A resurgent Ian Poulter claimed a share of the clubhouse lead as windy conditions sent scores soaring on the first day of the US Open, with Rory McIlroy among the high-profile victims.
Poulter, who was ranked outside the world’s top 200 only 15 months ago, carded a one-under-par 69 to join American Scott Piercy at the top of the early leaderboard at Shinnecock Hills.
But McIlroy’s hopes of a second US Open title and first major since 2014 were blown away as he slumped to a 10-over-par 80, his worst score in the US Open, taking his combined total since winning with a tournament-record score of 16 under in 2011 to 53 over.

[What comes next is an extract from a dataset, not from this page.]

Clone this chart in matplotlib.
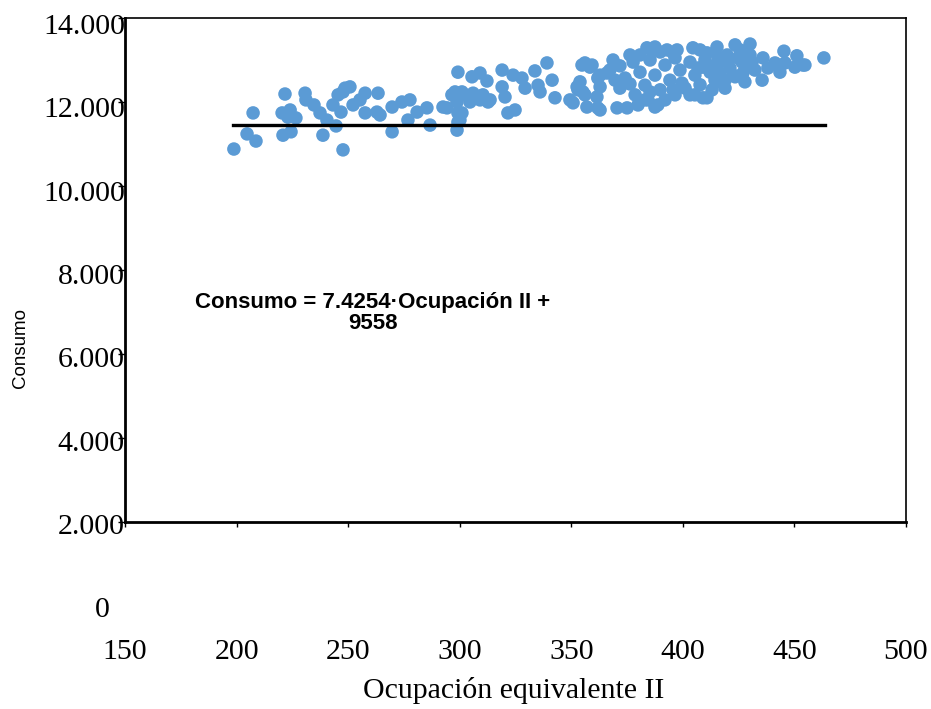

Playing partners Jordan Spieth and Phil Mickelson fared little better with rounds of 78 and 77 respectively, while former British Amateur champion Scott Gregory slumped to an unfortunate 92, the first score in the 90s in this event since 2002.
Poulter missed the cut on his US Open debut at Shinnecock in 2004 and has yet to record a top-ten finish, while his 69 is the first time he has broken 70 in the opening round.
“I did not enjoy it at all in 2004 and through most of the US Opens it feels like you are pulling teeth,” said Poulter, who claimed his first victory since 2012 in the Houston Open earlier this season.
“It’s supposed to be tough but this week I’ve changed my mindset. I’m here to enjoy my golf, play freely and just go and play. It was brutal out there and I’m glad they have widened the fairways otherwise I don’t know what the scores would have been.”
McIlroy had been bullish about his prospects after a lengthy spell of preparation at Shinnecock and other courses on Long Island but, after missing from seven feet for birdie on the tenth, his opening hole, he dropped six shots in the next four holes.
A birdie on the 15th briefly stopped the rot but McIlroy bogeyed the 16th and 18th to reach the turn in 42 and then ran up a double bogey on the first after a wayward tee shot.
It is the first time the former world No 1 has carded three double bogeys in a round in the majors and although he birdied the fifth and sixth, further shots were squandered on the seventh and ninth. That left McIlroy needing to emulate joint leader Piercy’s reversal of fortune to have a chance of making the cut, the American having walked off the course in frustration at the state of his game on Wednesday.
“I was skanking it and lost like five balls in the first four holes. I’m like ‘I’m outta here’,” Piercy explained. “I needed some time away so we went back to the house, ordered some pizza and I actually went back on my Instagram.
“I looked at some swings that I posted, positions that I was in, saw some drills I was doing and then just ran from there.”
Scotland’s Russell Knox settled down to watch the “carnage” unfold after a promising opening round on the Long Island course.
Three birdies in his first five holes gave Knox a share of the early lead in tough, windy conditions and although he eventually had to settle for a round of 73, that was good enough to lie only four shots off the clubhouse lead. “I got off to a flier which was great but it was tough,” the Florida-based 32-year-old said. “I was saying to my caddie with a couple of holes to go that it’s so tough to even hit a green with a nine iron in your hand.
“You have to embrace it and some do more than others. I enjoy it, though, and obviously grew up playing in much worse.
“The ball was going nowhere into the wind and then miles downwind, so it was just a true test. I’m looking forward to watching the carnage on TV this afternoon.
“I did notice my name on the leaderboard at one point and have to admit I felt a little tingle. It’s nice to birdie the first and get out of the gates with some beautiful iron shots. You feel you have a chance to hang on. If you get behind early, you could feel like you could shoot a million.”
Knox was 20th in the world when he was controversially overlooked for a Ryder Cup wild card in 2016, but has failed to win since and started the week 145th in the rankings.
“People keep telling me I am close and I keep shouting at them I am not close –it’s there!” Knox added. “Maybe it’s just been one element of the game that hasn’t been the greatest here or there, but I have been flushing it the last few weeks so I just need to keep executing.”
Fellow Scot Calum Hill, from Kinross, carded a five-over-par first-round score of 75 while amateur Ryan Lumsden was four over after ten holes.
Richie Ramsay was six over after 15.